More than 50 black people were killed when police opened fire on a "peaceful" protest in the South African township of Sharpeville.

Eye-witnesses said men, women and children fled 'like rabbits' as up to 300 officers began randomly shooting into a 5,000-strong crowd outside the municipal offices in Sharpeville.

Scores of injured have been taken to Baragwanath hospital near Johannesburg suffering gun-shot wounds.

It is not yet clear why the police, in armoured vehicles, opened fire at approximately 1315 local time today, although it is understood some protesters had been stone-throwing.

Non-violent campaign

Between 5,000 and 7,000 people had gathered at Sharpeville police station to protest against the pass laws, which they claim are designed by an apartheid government to seriously restrict their movement in white areas.

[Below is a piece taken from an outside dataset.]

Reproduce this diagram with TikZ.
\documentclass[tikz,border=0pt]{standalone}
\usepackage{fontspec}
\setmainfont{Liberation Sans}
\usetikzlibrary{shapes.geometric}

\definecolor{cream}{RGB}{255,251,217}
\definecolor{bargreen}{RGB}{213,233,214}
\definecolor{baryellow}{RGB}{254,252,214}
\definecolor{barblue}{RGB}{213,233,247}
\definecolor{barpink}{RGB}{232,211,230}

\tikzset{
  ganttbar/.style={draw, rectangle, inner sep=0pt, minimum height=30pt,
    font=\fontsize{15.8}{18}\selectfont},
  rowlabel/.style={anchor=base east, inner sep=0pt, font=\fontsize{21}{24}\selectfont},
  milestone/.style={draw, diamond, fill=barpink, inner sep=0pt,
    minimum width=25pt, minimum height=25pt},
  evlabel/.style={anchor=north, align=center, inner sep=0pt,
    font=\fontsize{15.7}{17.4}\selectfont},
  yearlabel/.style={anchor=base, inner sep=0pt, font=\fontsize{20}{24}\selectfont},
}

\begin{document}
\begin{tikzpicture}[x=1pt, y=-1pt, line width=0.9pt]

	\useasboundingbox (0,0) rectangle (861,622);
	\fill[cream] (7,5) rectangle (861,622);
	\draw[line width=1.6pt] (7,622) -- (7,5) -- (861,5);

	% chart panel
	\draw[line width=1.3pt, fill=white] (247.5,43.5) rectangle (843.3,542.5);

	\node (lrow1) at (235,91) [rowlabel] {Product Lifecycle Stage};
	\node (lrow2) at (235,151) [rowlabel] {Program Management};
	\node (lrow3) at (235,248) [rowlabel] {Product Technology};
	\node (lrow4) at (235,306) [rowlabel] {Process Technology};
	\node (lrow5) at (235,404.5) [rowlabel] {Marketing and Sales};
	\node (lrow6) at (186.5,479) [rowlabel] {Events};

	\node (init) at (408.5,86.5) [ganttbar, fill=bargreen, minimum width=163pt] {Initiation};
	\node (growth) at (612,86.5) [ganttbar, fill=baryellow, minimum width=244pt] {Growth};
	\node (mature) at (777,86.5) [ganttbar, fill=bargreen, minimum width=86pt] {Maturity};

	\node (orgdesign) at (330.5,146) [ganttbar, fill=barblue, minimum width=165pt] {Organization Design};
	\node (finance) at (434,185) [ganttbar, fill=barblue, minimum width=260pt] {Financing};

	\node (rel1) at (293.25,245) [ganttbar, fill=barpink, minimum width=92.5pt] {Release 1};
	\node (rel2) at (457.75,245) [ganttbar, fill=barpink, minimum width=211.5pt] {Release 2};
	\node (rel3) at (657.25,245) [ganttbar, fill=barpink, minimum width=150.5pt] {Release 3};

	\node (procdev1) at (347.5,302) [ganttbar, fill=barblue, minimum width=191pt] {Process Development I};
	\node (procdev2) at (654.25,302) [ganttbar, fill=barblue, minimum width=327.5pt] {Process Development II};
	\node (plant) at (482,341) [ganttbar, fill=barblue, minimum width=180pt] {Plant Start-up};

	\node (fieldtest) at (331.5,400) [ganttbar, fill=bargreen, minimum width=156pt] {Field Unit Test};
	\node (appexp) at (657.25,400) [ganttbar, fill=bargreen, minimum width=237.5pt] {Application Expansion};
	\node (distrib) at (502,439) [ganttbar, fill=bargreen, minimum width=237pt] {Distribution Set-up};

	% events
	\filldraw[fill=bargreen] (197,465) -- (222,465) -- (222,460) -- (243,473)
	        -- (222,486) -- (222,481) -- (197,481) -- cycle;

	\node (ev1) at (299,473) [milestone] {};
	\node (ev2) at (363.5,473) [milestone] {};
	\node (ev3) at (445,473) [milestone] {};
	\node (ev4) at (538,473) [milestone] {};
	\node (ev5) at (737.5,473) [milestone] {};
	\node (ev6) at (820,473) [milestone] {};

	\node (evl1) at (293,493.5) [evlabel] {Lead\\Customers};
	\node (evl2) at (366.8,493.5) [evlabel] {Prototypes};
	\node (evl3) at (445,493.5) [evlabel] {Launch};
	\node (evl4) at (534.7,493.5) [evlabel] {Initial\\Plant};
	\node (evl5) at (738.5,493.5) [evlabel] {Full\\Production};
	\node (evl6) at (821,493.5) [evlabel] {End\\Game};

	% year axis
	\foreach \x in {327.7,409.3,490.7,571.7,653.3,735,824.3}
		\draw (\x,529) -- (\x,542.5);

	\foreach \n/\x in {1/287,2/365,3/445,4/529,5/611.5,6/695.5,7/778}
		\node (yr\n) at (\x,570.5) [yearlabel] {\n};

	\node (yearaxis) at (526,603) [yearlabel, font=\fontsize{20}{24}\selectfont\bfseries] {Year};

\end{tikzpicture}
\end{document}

The laws, which require all black men and women to carry reference books containing their personal details including name, tax code and employer details, have this year been extended to all black women as well as men.

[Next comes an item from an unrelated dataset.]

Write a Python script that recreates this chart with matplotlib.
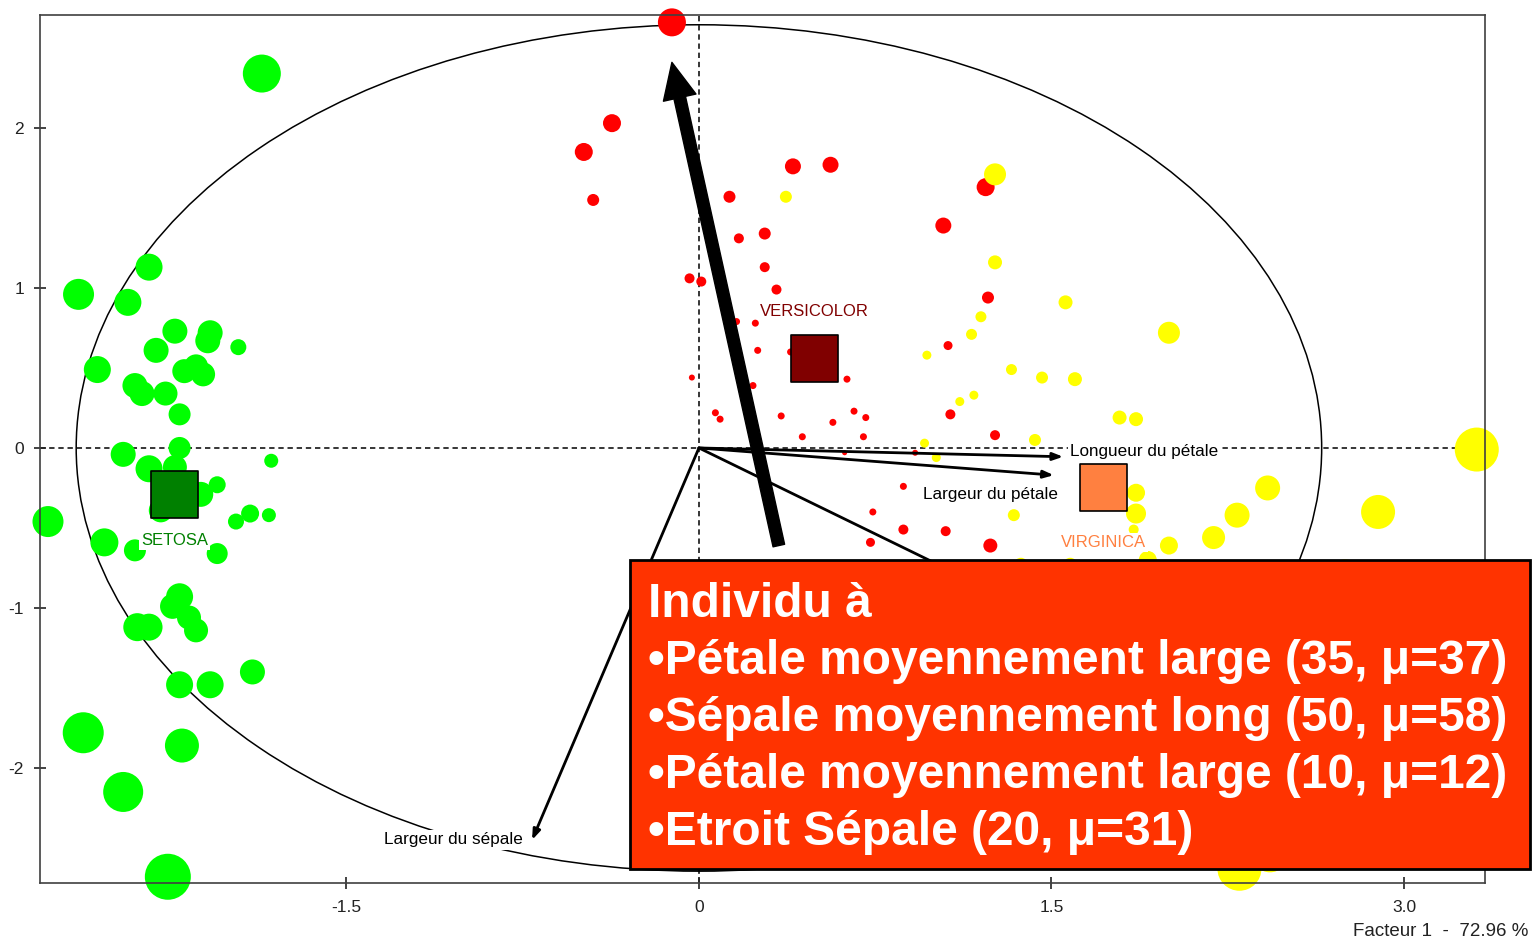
import matplotlib
matplotlib.use("Agg")
import matplotlib.pyplot as plt
from matplotlib.patches import Ellipse, Rectangle
import numpy as np

plt.rcParams["font.family"] = ["Liberation Sans", "DejaVu Sans"]
plt.rcParams["axes.unicode_minus"] = False

# Individuals: factor 1 / factor 2 coordinates and marker diameters (px)
setosa_x = [-1.86, -2.64, -2.34, -2.43, -2.23, -2.08, -2.09, -2.31, -1.96, -2.56,
            -2.40, -2.37, -2.27, -2.19, -2.14, -2.11, -2.21, -2.21, -2.45, -1.82,
            -2.34, -2.23, -2.12, -2.05, -2.77, -1.97, -1.91, -1.83, -2.53, -2.40,
            -2.05, -2.21, -2.24, -2.17, -2.14, -2.39, -2.34, -1.90, -2.21, -2.08,
            -2.62, -2.20, -2.45, -2.26, -2.23, -2.29]
setosa_y = [2.34, 0.96, 1.13, 0.91, 0.73, 0.72, 0.67, 0.61, 0.63, 0.49,
            0.39, 0.34, 0.34, 0.48, 0.51, 0.46, 0.21, 0.00, -0.04, -0.08,
            -0.13, -0.12, -0.29, -0.23, -0.46, -0.46, -0.41, -0.42, -0.59, -0.64,
            -0.66, -0.93, -0.99, -1.06, -1.14, -1.12, -1.12, -1.40, -1.48, -1.48,
            -1.78, -1.86, -2.15, -2.68, -0.36, -0.39]
setosa_d = [38, 31, 27, 27, 25, 25, 25, 25, 16, 27,
            25, 25, 24, 24, 24, 24, 22, 22, 25, 14,
            27, 24, 25, 17, 31, 16, 18, 14, 28, 22,
            21, 27, 25, 24, 24, 28, 27, 25, 27, 27,
            41, 34, 40, 46, 25, 24]

versicolor_x = [-0.115, -0.37, -0.49, -0.45, 0.40, 0.56, 0.13, 1.22, 1.04, 0.17,
                0.28, 0.28, -0.04, 0.01, 0.33, 1.23, 1.06, 0.24, 0.16, 0.25,
                0.39, 0.63, -0.03, 0.23, 0.07, 0.09, 0.35, 0.66, 0.71, 0.57,
                0.44, 0.70, 1.07, 1.26, 0.62, 0.92, 0.87, 0.74, 0.87, 1.05,
                0.73, 1.24]
versicolor_y = [2.66, 2.03, 1.85, 1.55, 1.76, 1.77, 1.57, 1.63, 1.39, 1.31,
                1.34, 1.13, 1.06, 1.04, 0.99, 0.94, 0.64, 0.78, 0.79, 0.61,
                0.60, 0.43, 0.44, 0.39, 0.22, 0.18, 0.20, 0.23, 0.19, 0.16,
                0.07, 0.07, 0.21, 0.08, -0.03, -0.03, -0.24, -0.40, -0.51, -0.52,
                -0.59, -0.61]
versicolor_d = [28, 18, 18, 12, 16, 16, 12, 18, 16, 10,
                12, 10, 10, 10, 10, 12, 9, 7, 7, 7,
                7, 7, 6, 7, 7, 7, 7, 7, 7, 7,
                7, 7, 10, 10, 5, 6, 7, 7, 10, 10,
                9, 14]

virginica_x = [1.26, 0.37, 1.26, 1.20, 1.16, 1.56, 2.00, 0.97, 1.33, 1.46,
               1.60, 1.11, 1.17, 1.79, 1.86, 1.43, 0.96, 1.01, 3.31, 1.34,
               1.86, 1.86, 2.42, 2.29, 2.19, 2.00, 2.89, 1.85, 1.37, 1.58,
               1.91, 2.75, 2.30, 2.43]
virginica_y = [1.71, 1.57, 1.16, 0.82, 0.71, 0.91, 0.72, 0.58, 0.49, 0.44,
               0.43, 0.29, 0.33, 0.19, 0.18, 0.05, 0.03, -0.06, -0.01, -0.42,
               -0.28, -0.41, -0.25, -0.42, -0.56, -0.61, -0.40, -0.51, -0.73, -0.73,
               -0.70, -0.79, -2.63, -2.54]
virginica_d = [22, 12, 14, 11, 11, 14, 22, 9, 11, 12,
               14, 9, 9, 14, 14, 12, 9, 9, 44, 12,
               18, 20, 25, 25, 23, 18, 34, 10, 14, 14,
               18, 30, 44, 36]

# class centres
centre_names = ["SETOSA", "VERSICOLOR", "VIRGINICA"]
centre_x = [-2.23, 0.49, 1.72]
centre_y = [-0.29, 0.56, -0.25]
centre_colors = ["#008000", "#800000", "#FF8040"]
centre_label_y = [-0.58, 0.85, -0.59]

# variable vectors
var_names = ["Longueur du pétale", "Largeur du pétale", "Longueur du sépale", "Largeur du sépale"]
var_x = [1.55, 1.51, 1.62, -0.71]
var_y = [-0.055, -0.17, -1.16, -2.45]

box_lines = ["Individu à",
             "•Pétale moyennement large (35, μ=37)",
             "•Sépale moyennement long (50, μ=58)",
             "•Pétale moyennement large (10, μ=12)",
             "•Etroit Sépale (20, μ=31)"]

def sz(d):
    return (np.array(d) * 0.72) ** 2

white_bg = dict(fc="white", ec="none", pad=1.5)

fig = plt.figure(figsize=(15.36, 9.42), dpi=100)
ax = fig.add_axes([40 / 1536, 1 - 883 / 942, 1445 / 1536, 868 / 942])
ax.set_xlim(-2.804, 3.345)
ax.set_ylim(-2.719, 2.706)

# reference lines and circle
ax.axhline(0, color="black", lw=1.1, ls=(0, (3.5, 2.5)), zorder=1)
ax.axvline(0, color="black", lw=1.1, ls=(0, (3.5, 2.5)), zorder=1)
ax.add_patch(Ellipse((0, 0), 5.3, 5.29, fill=False, ec="black", lw=1.1, zorder=1.5))

# individuals
ax.scatter(setosa_x, setosa_y, s=sz(setosa_d), c="#00FF00", lw=0, zorder=2, clip_on=False)
ax.scatter(versicolor_x, versicolor_y, s=sz(versicolor_d), c="#FF0000", lw=0, zorder=2, clip_on=False)
ax.scatter(virginica_x, virginica_y, s=sz(virginica_d), c="#FFFF00", lw=0, zorder=2.1, clip_on=False)

# variable arrows
for vx, vy in zip(var_x, var_y):
    ax.annotate("", xy=(vx, vy), xytext=(0, 0),
                arrowprops=dict(arrowstyle="-|>,head_length=0.6,head_width=0.22",
                                color="black", lw=2.0, shrinkA=0, shrinkB=0),
                zorder=3)
ax.text(1.58, -0.025, var_names[0], ha="left", va="center", fontsize=12.3,
        bbox=white_bg, zorder=3.5)
ax.text(1.24, -0.29, var_names[1], ha="center", va="center", fontsize=12.3,
        bbox=white_bg, zorder=3.5)
ax.text(-0.75, -2.45, var_names[3], ha="right", va="center", fontsize=12.3,
        bbox=white_bg, zorder=3.5)

# class centres
ax.scatter(centre_x, centre_y, s=(47 * 0.72) ** 2, marker="s", c=centre_colors,
           edgecolors="black", linewidths=1.2, zorder=4)
for name, cx, ly, col in zip(centre_names, centre_x, centre_label_y, centre_colors):
    ax.text(cx, ly, name, ha="center", va="center", fontsize=12, color=col,
            bbox=white_bg, zorder=4)

# big pointer arrow
ax.annotate("", xy=(-0.115, 2.41), xytext=(0.34, -0.61),
            arrowprops=dict(facecolor="black", edgecolor="black", width=8.5,
                            headwidth=24, headlength=26, shrink=0),
            zorder=5)

# axes styling
ax.set_xticks([-1.5, 0, 1.5, 3.0])
ax.set_xticklabels(["-1.5", "0", "1.5", "3.0"])
ax.set_yticks([-2, -1, 0, 1, 2])
ax.tick_params(direction="inout", length=9, width=1.2, labelsize=12.5,
               colors="#222222")
ax.tick_params(axis="x", pad=8)
ax.tick_params(axis="y", pad=7)
for sp in ax.spines.values():
    sp.set_color("#404040")
    sp.set_linewidth(1.2)

fig.text(1528 / 1536, 1 - 931 / 942, "Facteur 1  -  72.96 %", ha="right",
         va="center", fontsize=13.5, color="#222222")

# annotation box
box = Rectangle((630 / 1536, 1 - 869 / 942), 900 / 1536, 309 / 942,
                transform=fig.transFigure, fc="#FF3300", ec="black", lw=2, zorder=10)
fig.add_artist(box)
for i, line in enumerate(box_lines):
    fig.text(648 / 1536, 1 - (617 + 57 * i) / 942, line, ha="left", va="baseline",
             fontsize=34.5, fontweight="bold", color="white", zorder=11)

fig.savefig("out.png", dpi=100)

The law states that anyone found in a public place without their book will be arrested and detained for up to 30 days.

PAC leader, Robert Subukwe, said today's march was intended to be the first of a five-day, non-violent campaign by black Africans to persuade the government to abolish the laws.

The aim was for all black Africans to leave their pass books at home and present themselves at police stations for arrest.

This, said Mr Subukwe, would cause prisons to become overcrowded, labour to dry up and the economy to grind to a halt.

But three hours after it began, the 'peaceful' gathering had turned into a blood-bath.

It is understood police attempted to disperse the crowd with a squadron of low-flying aircraft before drafting in extra reinforcements.

Police Commander D H Pienaar said: "It started when hordes of natives surrounding the police station.

"If they do these things, they must learn their lessons the hard way."

In Context
Following the Sharpeville massacre, as it came to be known, the death toll rose to 69 and the number of injuries to 180.

In the following days 77 Africans, many of whom were still in hospital, were arrested for questioning - most were later released.

On 24 March the government banned all public meetings in 24 magisterial districts of South Africa and on April 8 the PAC and the African National Congress (ANC) were banned and a state of emergency was declared in the country.

The following September 224 people lodged civil claims against the government but the government responded by introducing the Indemnity Act which relieved all officials of any responsibility for the Sharpeville atrocities.

No police officer involved in the massacre was ever convicted.